Work to do –
Set the listing down again exactly, please, apart from its pictures.

□ □ □

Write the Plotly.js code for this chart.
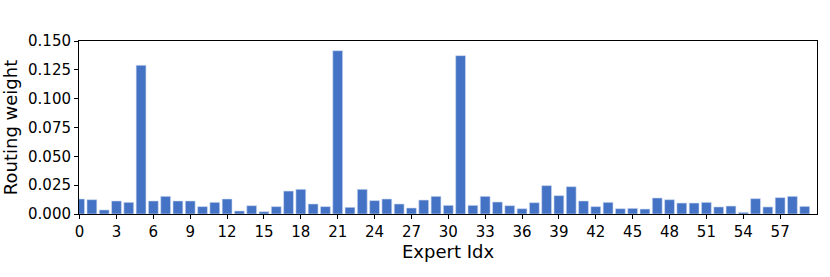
<!DOCTYPE html>
<html>
<head>
<meta charset="utf-8">
<script src="https://cdn.plot.ly/plotly-3.0.1.min.js"></script>
<style>html,body{margin:0;padding:0;background:#fff;}#chart{width:830px;height:277px;}</style>
</head>
<body>
<div id="chart"></div>
<script>
const expertIdx = Array.from({length: 60}, (_, i) => i);
const routingWeight = [
  0.0130, 0.0124, 0.0035, 0.0113, 0.0101, 0.1289, 0.0113, 0.0153, 0.0113, 0.0113,
  0.0064, 0.0101, 0.0130, 0.0026, 0.0072, 0.0020, 0.0064, 0.0199, 0.0214, 0.0087,
  0.0064, 0.1416, 0.0058, 0.0214, 0.0116, 0.0130, 0.0087, 0.0052, 0.0121, 0.0153,
  0.0075, 0.1373, 0.0075, 0.0153, 0.0104, 0.0072, 0.0046, 0.0098, 0.0246, 0.0159,
  0.0237, 0.0113, 0.0064, 0.0101, 0.0046, 0.0049, 0.0043, 0.0139, 0.0124, 0.0095,
  0.0095, 0.0101, 0.0061, 0.0069, 0.0014, 0.0133, 0.0061, 0.0142, 0.0153, 0.0066
];
const xTickVals = [0,3,6,9,12,15,18,21,24,27,30,33,36,39,42,45,48,51,54,57];
const yTickVals = [0, 0.025, 0.05, 0.075, 0.1, 0.125, 0.15];

const font = {family: 'DejaVu Sans, sans-serif', color: '#000'};
Plotly.newPlot('chart', [{
  type: 'bar',
  x: expertIdx,
  y: routingWeight,
  marker: {color: '#4472c4', line: {color: '#d0dcf2', width: 0.6}},
  hoverinfo: 'x+y'
}], {
  width: 830, height: 277,
  margin: {l: 79, r: 13, t: 41, b: 63},
  paper_bgcolor: '#fff', plot_bgcolor: '#fff',
  bargap: 0.2,
  showlegend: false,
  font: {family: font.family, size: 15, color: '#000'},
  xaxis: {
    range: [-0.05, 60],
    tickvals: xTickVals,
    ticks: 'outside', ticklen: 4, tickwidth: 1, tickcolor: '#000',
    showline: true, linecolor: '#000', linewidth: 1, mirror: true,
    showgrid: false, zeroline: false,
    tickfont: {family: font.family, size: 15, color: '#000'},
    title: {text: 'Expert Idx', font: {family: font.family, size: 18, color: '#000'}, standoff: 5}
  },
  yaxis: {
    range: [0, 0.15],
    tickvals: yTickVals,
    tickformat: '.3f',
    ticks: 'outside', ticklen: 4, tickwidth: 1, tickcolor: '#000',
    showline: true, linecolor: '#000', linewidth: 1, mirror: true,
    showgrid: false, zeroline: false,
    tickfont: {family: font.family, size: 15, color: '#000'},
    title: {text: 'Routing weight', font: {family: font.family, size: 18, color: '#000'}, standoff: 5}
  }
}, {staticPlot: true, displayModeBar: false});
</script>
</body>
</html>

□ □ □

Finished answer –
Write the Plotly.js code for this chart.
<!DOCTYPE html>
<html>
<head>
<meta charset="utf-8">
<script src="https://cdn.plot.ly/plotly-3.0.1.min.js"></script>
<style>html,body{margin:0;padding:0;background:#fff;}#chart{width:830px;height:277px;}</style>
</head>
<body>
<div id="chart"></div>
<script>
const expertIdx = Array.from({length: 60}, (_, i) => i);
const routingWeight = [
  0.0130, 0.0124, 0.0035, 0.0113, 0.0101, 0.1289, 0.0113, 0.0153, 0.0113, 0.0113,
  0.0064, 0.0101, 0.0130, 0.0026, 0.0072, 0.0020, 0.0064, 0.0199, 0.0214, 0.0087,
  0.0064, 0.1416, 0.0058, 0.0214, 0.0116, 0.0130, 0.0087, 0.0052, 0.0121, 0.0153,
  0.0075, 0.1373, 0.0075, 0.0153, 0.0104, 0.0072, 0.0046, 0.0098, 0.0246, 0.0159,
  0.0237, 0.0113, 0.0064, 0.0101, 0.0046, 0.0049, 0.0043, 0.0139, 0.0124, 0.0095,
  0.0095, 0.0101, 0.0061, 0.0069, 0.0014, 0.0133, 0.0061, 0.0142, 0.0153, 0.0066
];
const xTickVals = [0,3,6,9,12,15,18,21,24,27,30,33,36,39,42,45,48,51,54,57];
const yTickVals = [0, 0.025, 0.05, 0.075, 0.1, 0.125, 0.15];

const font = {family: 'DejaVu Sans, sans-serif', color: '#000'};
Plotly.newPlot('chart', [{
  type: 'bar',
  x: expertIdx,
  y: routingWeight,
  marker: {color: '#4472c4', line: {color: '#d0dcf2', width: 0.6}},
  hoverinfo: 'x+y'
}], {
  width: 830, height: 277,
  margin: {l: 79, r: 13, t: 41, b: 63},
  paper_bgcolor: '#fff', plot_bgcolor: '#fff',
  bargap: 0.2,
  showlegend: false,
  font: {family: font.family, size: 15, color: '#000'},
  xaxis: {
    range: [-0.05, 60],
    tickvals: xTickVals,
    ticks: 'outside', ticklen: 4, tickwidth: 1, tickcolor: '#000',
    showline: true, linecolor: '#000', linewidth: 1, mirror: true,
    showgrid: false, zeroline: false,
    tickfont: {family: font.family, size: 15, color: '#000'},
    title: {text: 'Expert Idx', font: {family: font.family, size: 18, color: '#000'}, standoff: 5}
  },
  yaxis: {
    range: [0, 0.15],
    tickvals: yTickVals,
    tickformat: '.3f',
    ticks: 'outside', ticklen: 4, tickwidth: 1, tickcolor: '#000',
    showline: true, linecolor: '#000', linewidth: 1, mirror: true,
    showgrid: false, zeroline: false,
    tickfont: {family: font.family, size: 15, color: '#000'},
    title: {text: 'Routing weight', font: {family: font.family, size: 18, color: '#000'}, standoff: 5}
  }
}, {staticPlot: true, displayModeBar: false});
</script>
</body>
</html>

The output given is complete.